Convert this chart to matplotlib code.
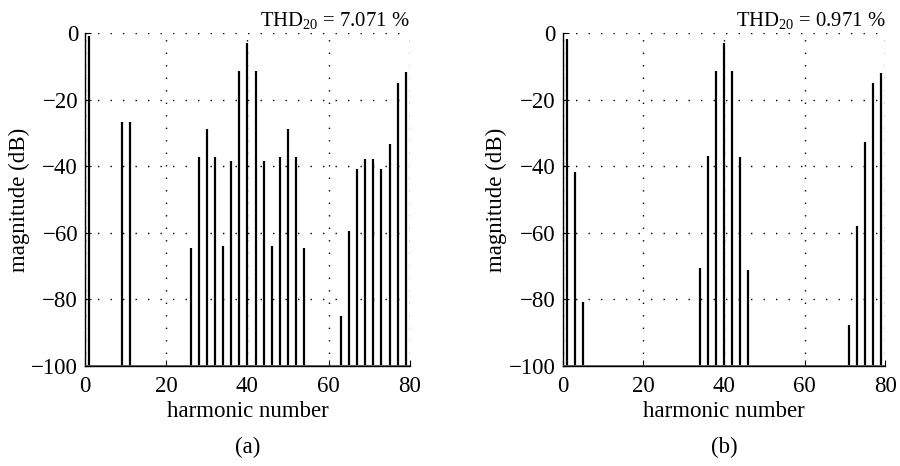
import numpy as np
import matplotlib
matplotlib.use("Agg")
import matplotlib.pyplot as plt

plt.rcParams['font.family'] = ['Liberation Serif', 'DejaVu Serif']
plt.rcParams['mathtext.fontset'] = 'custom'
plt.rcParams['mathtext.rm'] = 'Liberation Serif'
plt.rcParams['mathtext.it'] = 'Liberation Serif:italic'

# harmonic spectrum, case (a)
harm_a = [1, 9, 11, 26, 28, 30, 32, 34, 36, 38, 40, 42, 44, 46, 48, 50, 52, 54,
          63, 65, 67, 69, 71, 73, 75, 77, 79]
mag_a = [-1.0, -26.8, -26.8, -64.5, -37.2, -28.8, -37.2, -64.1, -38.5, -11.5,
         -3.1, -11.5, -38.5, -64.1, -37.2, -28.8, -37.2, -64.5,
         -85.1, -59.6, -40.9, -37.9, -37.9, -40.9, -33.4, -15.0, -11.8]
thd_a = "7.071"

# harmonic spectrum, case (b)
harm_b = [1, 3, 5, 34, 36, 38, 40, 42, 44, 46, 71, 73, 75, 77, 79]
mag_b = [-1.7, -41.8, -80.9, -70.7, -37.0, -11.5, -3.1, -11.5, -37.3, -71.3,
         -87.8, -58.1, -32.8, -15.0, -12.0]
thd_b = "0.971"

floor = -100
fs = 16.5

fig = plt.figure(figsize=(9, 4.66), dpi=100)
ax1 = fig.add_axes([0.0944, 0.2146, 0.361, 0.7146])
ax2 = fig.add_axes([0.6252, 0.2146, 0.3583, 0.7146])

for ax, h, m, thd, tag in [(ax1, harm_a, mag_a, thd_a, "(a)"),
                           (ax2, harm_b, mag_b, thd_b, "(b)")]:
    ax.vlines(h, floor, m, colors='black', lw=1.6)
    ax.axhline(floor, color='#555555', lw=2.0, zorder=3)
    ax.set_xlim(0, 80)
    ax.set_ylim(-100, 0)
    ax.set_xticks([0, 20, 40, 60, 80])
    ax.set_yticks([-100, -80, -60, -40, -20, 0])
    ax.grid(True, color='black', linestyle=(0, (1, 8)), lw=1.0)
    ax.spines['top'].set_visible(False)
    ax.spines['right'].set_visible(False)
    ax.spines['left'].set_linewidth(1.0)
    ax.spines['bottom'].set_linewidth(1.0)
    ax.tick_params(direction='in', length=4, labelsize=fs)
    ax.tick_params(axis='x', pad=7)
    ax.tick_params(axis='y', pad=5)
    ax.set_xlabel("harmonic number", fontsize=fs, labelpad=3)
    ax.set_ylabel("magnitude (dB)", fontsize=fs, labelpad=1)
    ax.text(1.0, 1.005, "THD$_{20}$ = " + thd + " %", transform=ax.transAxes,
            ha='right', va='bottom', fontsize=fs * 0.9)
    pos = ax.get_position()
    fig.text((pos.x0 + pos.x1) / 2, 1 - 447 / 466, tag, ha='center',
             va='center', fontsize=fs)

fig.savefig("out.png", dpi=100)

#####

YOUR OBJECTIVE:
Copy nothing but the lines from the top of the data down to the line containing "plt.rcParams['mathtext.it'] = 'Liberation", and leave the pictures out.

FULL OUTPUT:
Convert this chart to matplotlib code.
import numpy as np
import matplotlib
matplotlib.use("Agg")
import matplotlib.pyplot as plt

plt.rcParams['font.family'] = ['Liberation Serif', 'DejaVu Serif']
plt.rcParams['mathtext.fontset'] = 'custom'
plt.rcParams['mathtext.rm'] = 'Liberation Serif'
plt.rcParams['mathtext.it'] = 'Liberation Serif:italic'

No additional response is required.